Telehealth must remain an integral part of health system beyond COVID-19

Telehealth measures introduced by the federal government in response to the COVID-19 pandemic must become a permanent part of Australia’s health system beyond the crisis, the Senate Select Committee on Financial Technology and Regulatory Technology has heard.

The government introduced unrestricted Medicare rebates for telehealth in the wake of the pandemic but the broader access is set to expire at the end of September.

The Committee heard from experts including the Australian Medical Association (AMA) President Tony Bartone and Rural Doctors Association of Australia CEO Peta Rutherford at yesterday’s hearing.

The AMA reiterated its calls for Medicare-funded telehealth consultations with GPs and non-GP specialists to extend beyond the COVID-19 pandemic and become a permanent fixture in Australia’s health system.

Dr Bartone said about 20% of all Medicare-funded consultations with a doctor were now being provided by telehealth, either via phone or video, since the temporary Medicare telehealth items were introduced in March in response to the coronavirus crisis.

“Patients are clearly making the case for telehealth consultations to become a permanent feature of our health system for both GPs and non-GP specialists,” Dr Bartone said.

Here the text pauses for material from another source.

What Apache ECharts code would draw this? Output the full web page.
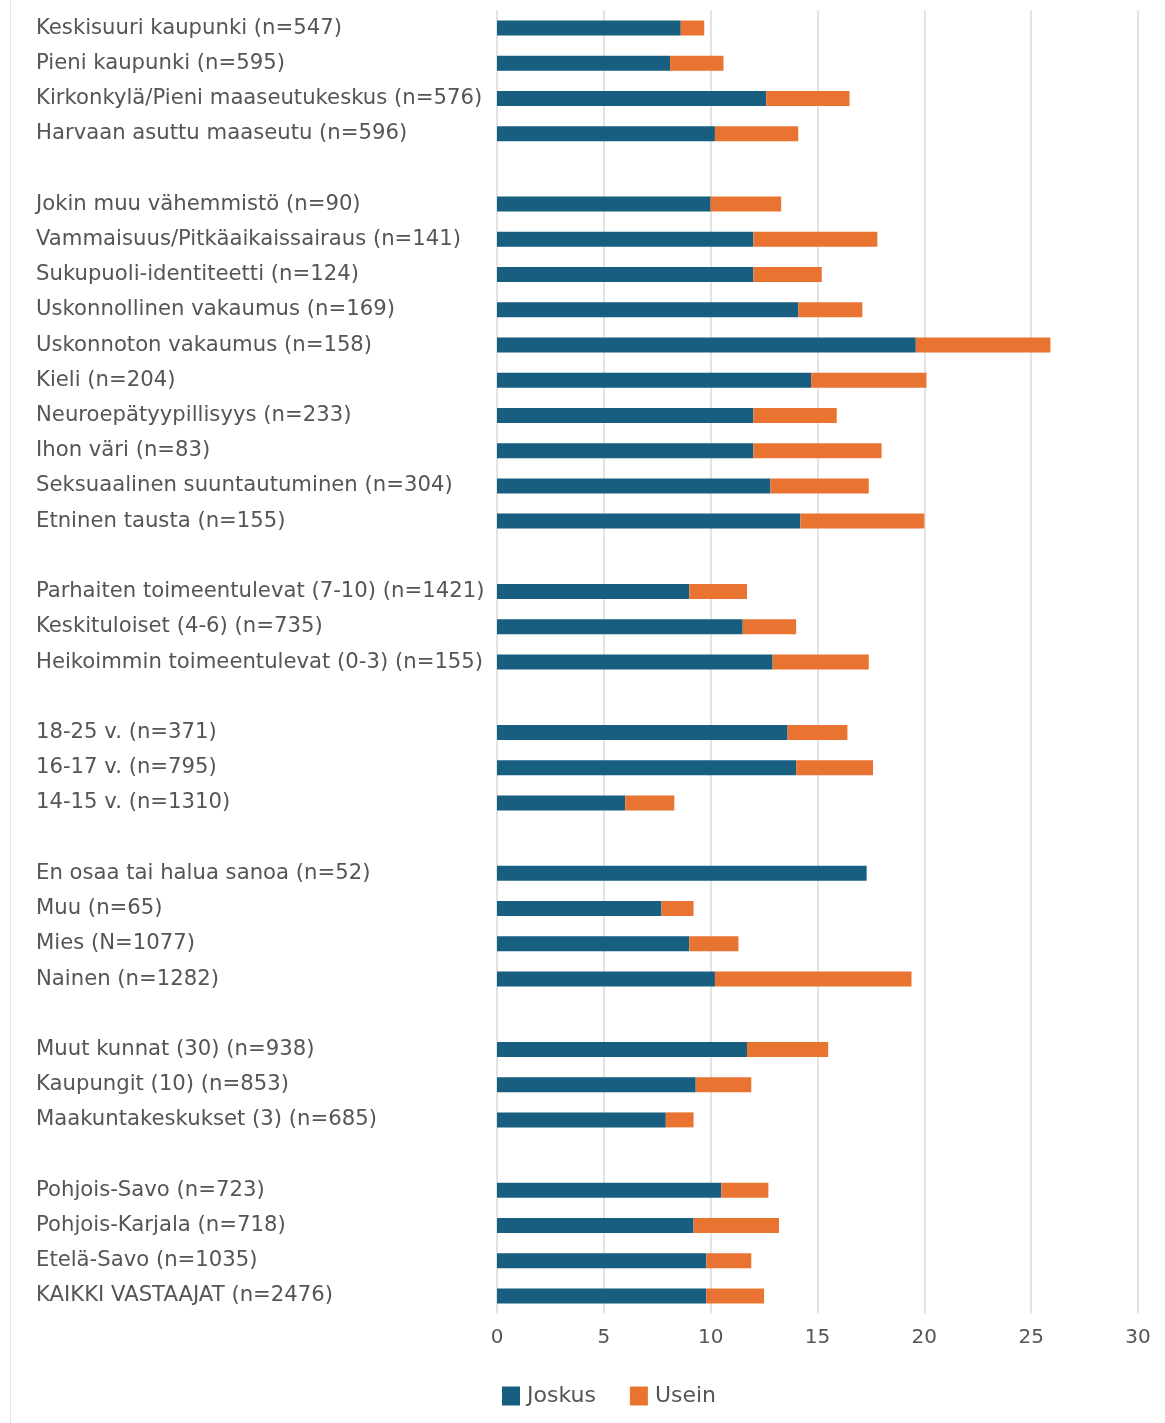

“Telehealth is the norm in many parts of the world, providing patients with a convenient option to access care where they don’t need a physical examination. The AMA has long championed the case for the introduction and expansion of telehealth in Australia.

“Telehealth is not a substitute for face-to-face visits to the doctor, but it does provide a cost-effective option that can supplement traditional visits.”
Dr Bartone said the temporary expansion of telehealth, driven by the need to reduce the risks of transmission of COVID-19 and to protect vulnerable patients, had presented the opportunity to trial telehealth in the “Australian context” and achieved positive results.

“It has been an outstanding success that is supporting high-quality patient care from both GPs and non-GP specialists – and it should continue for the long term.

“We must now turn to the task of fully integrating telehealth into day-to-day medical practice according to best practice standards to ensure continuity of care for patients.”

Health Minister Greg Hunt has already acknowledged the success of telehealth and the government is considering how it can continue beyond the current interim arrangement.

Committee Chair, Senator Andrew Bragg, said the hearing provided evidence that telehealth measures introduced in response to COVID-19 were “transformational”.

“There’s no doubt that by ramping up the delivery of telehealth and e-prescriptions we’ve achieved many years of reform in a matter of weeks,” he said.

“Clearly, Australia’s top medical professionals believe video and phone consultations make medical care more accessible and cheaper, and should be used to complement face-to-face visits.

“Digital prescriptions are strongly supported by the profession because they are cheaper, faster and eliminate the worry about losing a script.”
The hearing also heard Australians are open to considering ideas like a Digital ID.

“Reluctance to Digital ID has lowered, and in particular younger people have become more comfortable with sharing data knowing it makes it easier to transact generally and that it is easier to authenticate,” Senator Bragg said.